Beëindiging pachtovereenkomst in verband met landgoedontwikkeling en belangenafweging tussen verpachter en pachter

In deze zaak heeft het Gerechtshof Arnhem-Leeuwarden op 14 december 2021 uitspraak gedaan in hoger beroep over de beëindiging van een pachtovereenkomst tussen [verpachtster] en [pachter]. De zaak betreft een landgoed dat door [verpachtster] wordt geëxploiteerd en waar [pachter] een deel van de grond in pacht heeft. [verpachtster] vorderde ontbinding of beëindiging van de pachtovereenkomst, stellende dat zij de pachtpercelen dringend voor eigen gebruik nodig had. Het hof oordeelde echter dat [verpachtster] niet voldoende heeft aangetoond dat haar belang bij beëindiging van de pachtovereenkomst zwaarder weegt dan dat van [pachter] bij voortzetting van de pacht.
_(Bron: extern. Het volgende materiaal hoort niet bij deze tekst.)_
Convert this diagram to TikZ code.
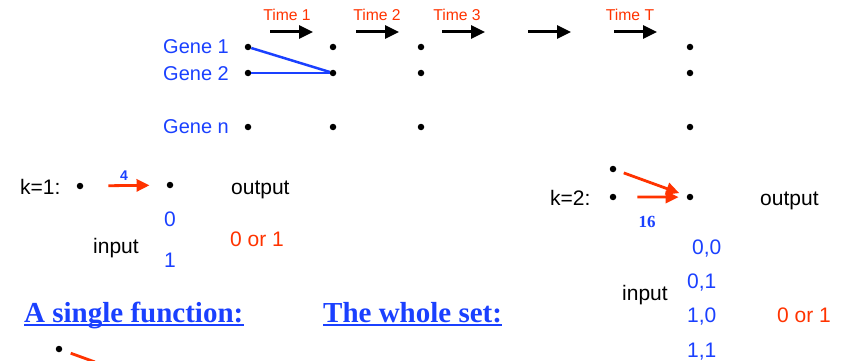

Het hof bekrachtigde het vonnis van de pachtkamer in eerste aanleg, waarin de vorderingen van [verpachtster] waren afgewezen. De zaak omvatte ook een prorogatie, waarbij een andere beëindigingsdatum aan de orde was, maar ook deze vordering werd afgewezen. Het hof concludeerde dat de plannen van [verpachtster] voor het landgoed onvoldoende onderbouwd waren en dat de belangenafweging in het voordeel van [pachter] uitviel, gezien de duurzame exploitatie van de geitenhouderij die [pachter] had opgezet. Het hof wees de gewijzigde eis van [verpachtster] af en veroordeelde haar in de proceskosten.

Uitspraak

GERECHTSHOF ARNHEM-LEEUWARDEN

locatie Arnhem
afdeling civiel recht, handel
zaaknummers gerechtshof 200.255.012/02 en 200.270.429/02 (prorogatie)
(zaaknummer rechtbank Den Haag 6754818)
arrest van de pachtkamer van 14 december 2021
in de zaken van
[verpachtster],
wonende te [woonplaats] ,
appellante in het principaal hoger beroep en geïntimeerde in het incidenteel hoger beroep,
in eerste aanleg: verweerster in conventie en eiseres in reconventie,
hierna: [verpachtster] ,
advocaat: mr. E.H.M. Harbers,
tegen:

1.[pachtster 1]2. [pachter 2] ,

beiden wonende te [woonplaats] , gemeente [gemeente] ,
geïntimeerden in het principaal hoger beroep en appellanten in het incidenteel hoger beroep,
in eerste aanleg: appellante onder 1 eiseres in conventie en verweerster in reconventie en appellant onder 2 gevoegde partij,
hierna: gezamenlijk [pachter.] of afzonderlijk [pachtster 1] en [pachter 2] ,
advocaat: mr. G.J.M. de Jager.

1.Kern van de zaak en de beslissing

1.1
Familie [naam pachters] pacht al lange tijd 30 ha op landgoed [naam landgoed] , waarvan [verpachtster] eigenaar en verpachter is. In de procedure 200.255.012 heeft [pachtster 1] de medepacht van haar zoon en schoondochter gevorderd. [verpachtster] heeft op haar beurt de ontbinding of beëindiging van de pachtovereenkomst gevorderd. De pachtkamer heeft de medepacht van [pachter 2] toegewezen en de vorderingen van [verpachtster] afgewezen.
1.2
In het hoger beroep speelt vooral de vraag of [verpachtster] de pachtpercelen dringend voor eigen gebruik nodig heeft waardoor de pachtovereenkomst beëindigd moet worden. Het hof oordeelt dat dat niet zo is en dat ook haar belang bij beëindiging van de pachtovereenkomst niet zwaarder weegt dan dat van [pachter.] bij voortzetting van de pacht. Ook de andere gronden voor ontbinding of beëindiging slagen niet. Het hof bekrachtigt daarom het vonnis van de pachtkamer in eerste aanleg. In de prorogatiezaak gaat het inhoudelijk over hetzelfde maar om een andere beëindigingsdatum. De vordering in die zaak zal het hof ook afwijzen.
1.3
Hierna legt het hof zijn oordeel uit. Eerst vermeldt het hof nog wat er in de procedures in hoger beroep is gebeurd.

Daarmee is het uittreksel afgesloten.